══ WORKING DATA ══
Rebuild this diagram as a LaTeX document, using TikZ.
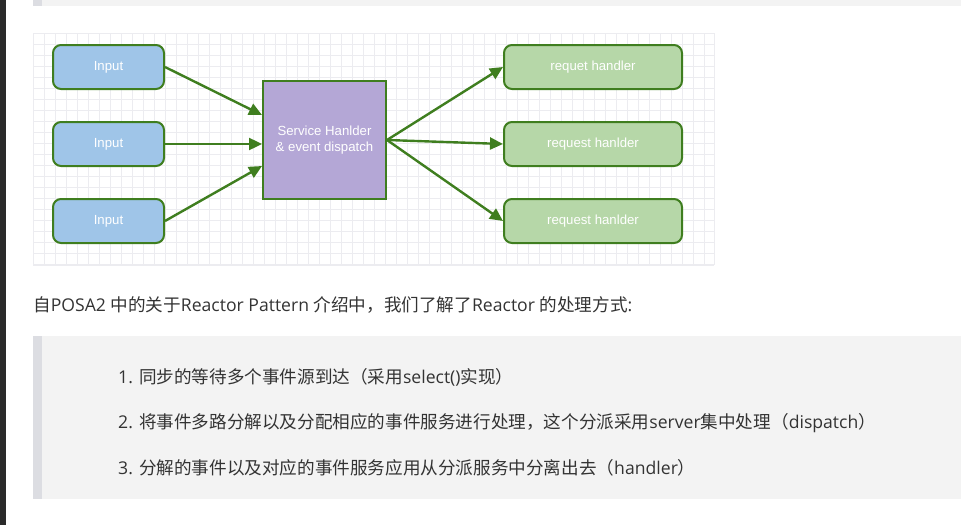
\documentclass[tikz,border=0pt]{standalone}
\usepackage{fontspec}
\setmainfont{Liberation Sans}
\newfontfamily\cjk{Noto Sans CJK SC}
\newfontfamily\lat{Open Sans}
\usetikzlibrary{arrows.meta}
\definecolor{gridc}{HTML}{ECECF0}
\definecolor{edgeg}{HTML}{3F7E1F}
\definecolor{inblue}{HTML}{9FC5E8}
\definecolor{outgreen}{HTML}{B6D7A8}
\definecolor{ctrpurple}{HTML}{B4A7D6}
\definecolor{quotebg}{HTML}{F3F3F3}
\definecolor{quotebar}{HTML}{DCDDE2}
\definecolor{txt}{HTML}{333333}
\definecolor{darkstrip}{HTML}{2A2A2A}
\newcommand\zh[1]{{\cjk #1}}
\tikzset{
  boxbase/.style={draw=edgeg, line width=2pt, text=white, font=\fontsize{13.2}{16}\selectfont, align=center, inner sep=0pt},
  inbox/.style={boxbase, fill=inblue, rounded corners=8pt, minimum width=111pt, minimum height=44pt},
  outbox/.style={boxbase, fill=outgreen, rounded corners=8pt, minimum width=178pt, minimum height=44pt},
  ctrbox/.style={boxbase, fill=ctrpurple, minimum width=123pt, minimum height=118pt},
  arr/.style={draw=edgeg, line width=2.4pt, -{Triangle[length=13pt,width=12pt]}},
  para/.style={anchor=west, inner sep=0pt, text=txt, font=\lat\fontsize{17.6}{20}\selectfont},
  gridline/.style={draw=gridc, line width=0.8pt},
}
\begin{document}
\begin{tikzpicture}[x=1pt,y=-1pt]
\useasboundingbox (0,0) rectangle (961,525);
% dark strip left
\fill[darkstrip] (0,0) rectangle (6,525);
% top quote remnant
\fill[quotebg] (33,0) rectangle (961,6);
\fill[quotebar] (33,0) rectangle (42,6);
% grid background
\foreach \gx in {0,...,61} {\draw[gridline] (33+11*\gx,33) -- (33+11*\gx,265);}
\draw[gridline] (714,33) -- (714,265);
\foreach \gy in {0,...,21} {\draw[gridline] (33,33+11*\gy) -- (714,33+11*\gy);}
\draw[gridline] (33,265) -- (714,265);
% nodes
\node[inbox] (in1) at (108.5,67) {Input};
\node[inbox] (in2) at (108.5,144) {Input};
\node[inbox] (in3) at (108.5,221) {Input};
\node[ctrbox] (ctr) at (324.5,140) {Service Hanlder\\\& event dispatch};
\node[outbox] (out1) at (593,67) {requet handler};
\node[outbox] (out2) at (593,144) {request hanlder};
\node[outbox] (out3) at (593,221) {request hanlder};
% connectors
\draw[arr] (in1.east) -- ([yshift=25pt]ctr.west);
\draw[arr] (in2.east) -- (ctr.west |- in2.east);
\draw[arr] (in3.east) -- ([yshift=-26pt]ctr.west);
\draw[arr] (ctr.east) -- (out1.west);
\draw[arr] (ctr.east) -- (out2.west);
\draw[arr] (ctr.east) -- (out3.west);
% paragraph
\node[para] (p1) at (33,305) {\zh{自}POSA2 \zh{中的关于}Reactor Pattern \zh{介绍中，我们了解了}Reactor \zh{的处理方式}:};
% blockquote
\fill[quotebg] (33,336) rectangle (961,499);
\fill[quotebar] (33,336) rectangle (42,499);
\node[para] (l1) at (118,377) {1. \zh{同步的等待多个事件源到达（采用}select()\zh{实现）}};
\node[para] (l2) at (118,423) {2. \zh{将事件多路分解以及分配相应的事件服务进行处理，这个分派采用}server\zh{集中处理（}dispatch\zh{）}};
\node[para] (l3) at (118,468) {3. \zh{分解的事件以及对应的事件服务应用从分派服务中分离出去（}handler\zh{）}};
\end{tikzpicture}
\end{document}
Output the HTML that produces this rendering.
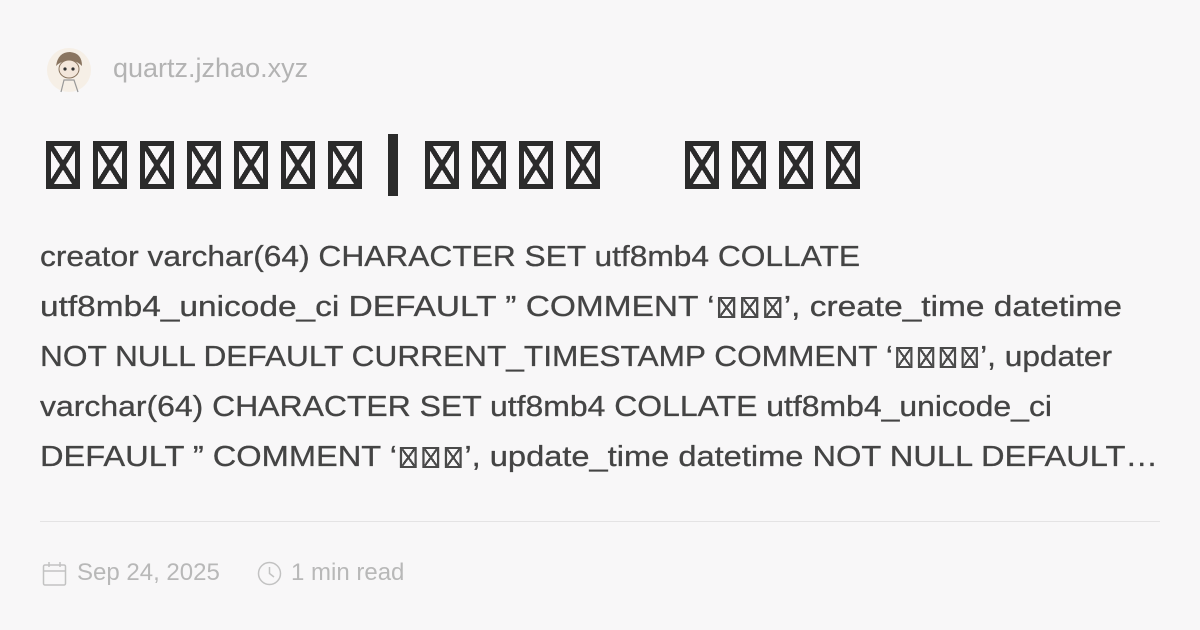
═══
(REQUIRED TASK): Report how many lines in the listing include the word "HTML". Give nothing but the count.

(FULL SOLUTION): 10